# [What is asked]
What do the lines from the top of the data through the line with "67.9, 67.9, 67.9, 70.1]" say? Quote them exactly and include both ends.

[Recorded data]
+===+

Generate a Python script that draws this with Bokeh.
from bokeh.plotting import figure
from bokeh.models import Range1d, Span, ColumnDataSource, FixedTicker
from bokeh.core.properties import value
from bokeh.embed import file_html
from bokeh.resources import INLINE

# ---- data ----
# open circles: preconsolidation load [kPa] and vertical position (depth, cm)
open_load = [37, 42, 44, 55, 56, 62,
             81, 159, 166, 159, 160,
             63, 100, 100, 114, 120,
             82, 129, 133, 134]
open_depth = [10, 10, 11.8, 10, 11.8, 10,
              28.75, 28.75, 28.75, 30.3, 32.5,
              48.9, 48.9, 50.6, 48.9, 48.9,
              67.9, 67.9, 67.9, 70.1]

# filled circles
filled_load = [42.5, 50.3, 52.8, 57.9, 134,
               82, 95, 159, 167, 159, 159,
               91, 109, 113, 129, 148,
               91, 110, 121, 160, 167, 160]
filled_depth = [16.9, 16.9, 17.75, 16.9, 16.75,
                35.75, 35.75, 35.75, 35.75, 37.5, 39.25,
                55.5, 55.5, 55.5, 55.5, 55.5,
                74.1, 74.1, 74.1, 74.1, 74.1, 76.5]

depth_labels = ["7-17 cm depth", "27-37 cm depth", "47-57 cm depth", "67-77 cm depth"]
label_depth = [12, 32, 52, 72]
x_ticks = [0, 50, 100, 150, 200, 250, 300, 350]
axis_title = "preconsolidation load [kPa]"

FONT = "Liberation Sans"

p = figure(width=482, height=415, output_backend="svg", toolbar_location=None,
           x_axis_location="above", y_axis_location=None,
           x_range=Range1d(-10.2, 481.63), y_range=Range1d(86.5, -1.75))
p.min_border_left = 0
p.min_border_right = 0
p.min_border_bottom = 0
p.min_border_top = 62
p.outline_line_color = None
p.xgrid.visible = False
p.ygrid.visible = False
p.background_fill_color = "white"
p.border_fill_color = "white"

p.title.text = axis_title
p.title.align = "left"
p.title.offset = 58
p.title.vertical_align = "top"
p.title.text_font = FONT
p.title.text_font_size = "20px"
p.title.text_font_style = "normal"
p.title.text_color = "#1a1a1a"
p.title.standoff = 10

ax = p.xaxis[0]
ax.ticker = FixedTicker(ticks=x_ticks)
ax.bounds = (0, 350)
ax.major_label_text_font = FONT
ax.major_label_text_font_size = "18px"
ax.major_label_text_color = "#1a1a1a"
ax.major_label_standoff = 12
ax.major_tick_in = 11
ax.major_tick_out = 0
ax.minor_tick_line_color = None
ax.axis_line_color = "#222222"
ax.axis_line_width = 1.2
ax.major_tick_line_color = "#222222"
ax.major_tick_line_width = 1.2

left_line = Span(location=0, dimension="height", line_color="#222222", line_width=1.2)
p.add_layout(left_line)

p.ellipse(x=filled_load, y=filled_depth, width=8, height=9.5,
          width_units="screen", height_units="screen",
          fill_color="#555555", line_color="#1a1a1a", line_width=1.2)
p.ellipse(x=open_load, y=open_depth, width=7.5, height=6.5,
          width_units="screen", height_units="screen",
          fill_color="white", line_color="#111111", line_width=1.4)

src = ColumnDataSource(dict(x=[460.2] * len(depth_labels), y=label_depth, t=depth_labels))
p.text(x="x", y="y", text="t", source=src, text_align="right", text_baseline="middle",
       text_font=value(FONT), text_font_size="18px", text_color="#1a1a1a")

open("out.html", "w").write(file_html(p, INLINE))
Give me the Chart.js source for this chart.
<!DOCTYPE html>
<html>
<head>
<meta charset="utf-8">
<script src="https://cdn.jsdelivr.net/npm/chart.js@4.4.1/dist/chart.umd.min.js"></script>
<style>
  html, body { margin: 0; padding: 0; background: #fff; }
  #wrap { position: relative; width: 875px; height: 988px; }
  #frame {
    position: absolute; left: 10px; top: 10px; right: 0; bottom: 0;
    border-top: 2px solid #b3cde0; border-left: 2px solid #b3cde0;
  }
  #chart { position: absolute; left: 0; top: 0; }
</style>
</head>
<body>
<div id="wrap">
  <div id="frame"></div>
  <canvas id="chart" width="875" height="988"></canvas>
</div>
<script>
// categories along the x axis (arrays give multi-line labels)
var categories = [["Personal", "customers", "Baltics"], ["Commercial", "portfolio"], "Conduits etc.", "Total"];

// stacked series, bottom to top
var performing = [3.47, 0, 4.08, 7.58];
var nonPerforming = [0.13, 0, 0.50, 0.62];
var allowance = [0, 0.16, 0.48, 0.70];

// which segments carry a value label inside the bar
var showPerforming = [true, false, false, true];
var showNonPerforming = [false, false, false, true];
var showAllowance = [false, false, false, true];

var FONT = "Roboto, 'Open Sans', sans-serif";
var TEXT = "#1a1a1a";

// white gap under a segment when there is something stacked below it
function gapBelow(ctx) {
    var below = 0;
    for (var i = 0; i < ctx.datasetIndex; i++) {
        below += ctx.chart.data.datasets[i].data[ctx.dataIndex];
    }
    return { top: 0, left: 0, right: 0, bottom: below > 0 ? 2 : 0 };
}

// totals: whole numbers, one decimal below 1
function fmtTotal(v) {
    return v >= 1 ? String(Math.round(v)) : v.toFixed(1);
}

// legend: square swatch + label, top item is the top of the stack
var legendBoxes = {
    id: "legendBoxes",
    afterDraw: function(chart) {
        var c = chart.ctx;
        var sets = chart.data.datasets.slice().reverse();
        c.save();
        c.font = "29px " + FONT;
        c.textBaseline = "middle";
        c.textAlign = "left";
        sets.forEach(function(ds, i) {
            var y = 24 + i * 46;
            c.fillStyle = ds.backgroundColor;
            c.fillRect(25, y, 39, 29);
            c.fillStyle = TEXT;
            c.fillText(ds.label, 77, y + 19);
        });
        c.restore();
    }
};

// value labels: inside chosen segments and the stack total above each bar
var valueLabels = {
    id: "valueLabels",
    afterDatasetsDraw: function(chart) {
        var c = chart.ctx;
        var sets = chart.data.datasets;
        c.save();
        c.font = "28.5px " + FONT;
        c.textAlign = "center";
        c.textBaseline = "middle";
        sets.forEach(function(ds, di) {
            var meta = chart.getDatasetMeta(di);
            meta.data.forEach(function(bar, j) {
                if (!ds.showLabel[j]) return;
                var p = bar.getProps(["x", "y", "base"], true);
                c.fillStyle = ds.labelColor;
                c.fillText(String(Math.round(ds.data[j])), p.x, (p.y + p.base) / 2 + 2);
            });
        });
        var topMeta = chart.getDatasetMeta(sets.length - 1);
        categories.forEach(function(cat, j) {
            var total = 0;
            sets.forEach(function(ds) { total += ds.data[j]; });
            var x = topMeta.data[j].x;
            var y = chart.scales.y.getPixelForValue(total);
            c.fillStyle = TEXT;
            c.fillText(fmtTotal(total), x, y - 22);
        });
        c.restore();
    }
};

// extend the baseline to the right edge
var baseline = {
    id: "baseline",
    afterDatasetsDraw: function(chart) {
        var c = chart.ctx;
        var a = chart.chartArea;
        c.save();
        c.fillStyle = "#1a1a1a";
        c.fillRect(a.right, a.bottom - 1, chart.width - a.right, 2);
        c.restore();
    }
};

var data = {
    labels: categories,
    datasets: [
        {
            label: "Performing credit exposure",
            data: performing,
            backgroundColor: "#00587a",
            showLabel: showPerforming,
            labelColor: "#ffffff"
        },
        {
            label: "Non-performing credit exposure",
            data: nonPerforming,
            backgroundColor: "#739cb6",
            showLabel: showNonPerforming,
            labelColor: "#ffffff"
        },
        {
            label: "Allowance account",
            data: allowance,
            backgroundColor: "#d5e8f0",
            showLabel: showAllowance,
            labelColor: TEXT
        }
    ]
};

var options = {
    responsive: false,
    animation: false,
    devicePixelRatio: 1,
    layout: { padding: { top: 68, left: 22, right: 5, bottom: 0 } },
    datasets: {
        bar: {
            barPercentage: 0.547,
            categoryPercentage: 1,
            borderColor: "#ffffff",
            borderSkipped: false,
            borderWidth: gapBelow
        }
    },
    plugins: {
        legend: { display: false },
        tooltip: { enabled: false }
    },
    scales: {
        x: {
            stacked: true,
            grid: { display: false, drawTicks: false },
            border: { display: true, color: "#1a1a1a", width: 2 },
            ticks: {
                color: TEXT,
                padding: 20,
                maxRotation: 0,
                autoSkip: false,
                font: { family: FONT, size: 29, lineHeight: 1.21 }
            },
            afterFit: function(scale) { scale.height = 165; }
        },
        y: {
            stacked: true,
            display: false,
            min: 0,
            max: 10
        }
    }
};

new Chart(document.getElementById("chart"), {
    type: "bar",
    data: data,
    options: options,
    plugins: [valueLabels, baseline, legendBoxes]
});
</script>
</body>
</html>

+===+

# [Exercise result]
Generate a Python script that draws this with Bokeh.
from bokeh.plotting import figure
from bokeh.models import Range1d, Span, ColumnDataSource, FixedTicker
from bokeh.core.properties import value
from bokeh.embed import file_html
from bokeh.resources import INLINE

# ---- data ----
# open circles: preconsolidation load [kPa] and vertical position (depth, cm)
open_load = [37, 42, 44, 55, 56, 62,
             81, 159, 166, 159, 160,
             63, 100, 100, 114, 120,
             82, 129, 133, 134]
open_depth = [10, 10, 11.8, 10, 11.8, 10,
              28.75, 28.75, 28.75, 30.3, 32.5,
              48.9, 48.9, 50.6, 48.9, 48.9,
              67.9, 67.9, 67.9, 70.1]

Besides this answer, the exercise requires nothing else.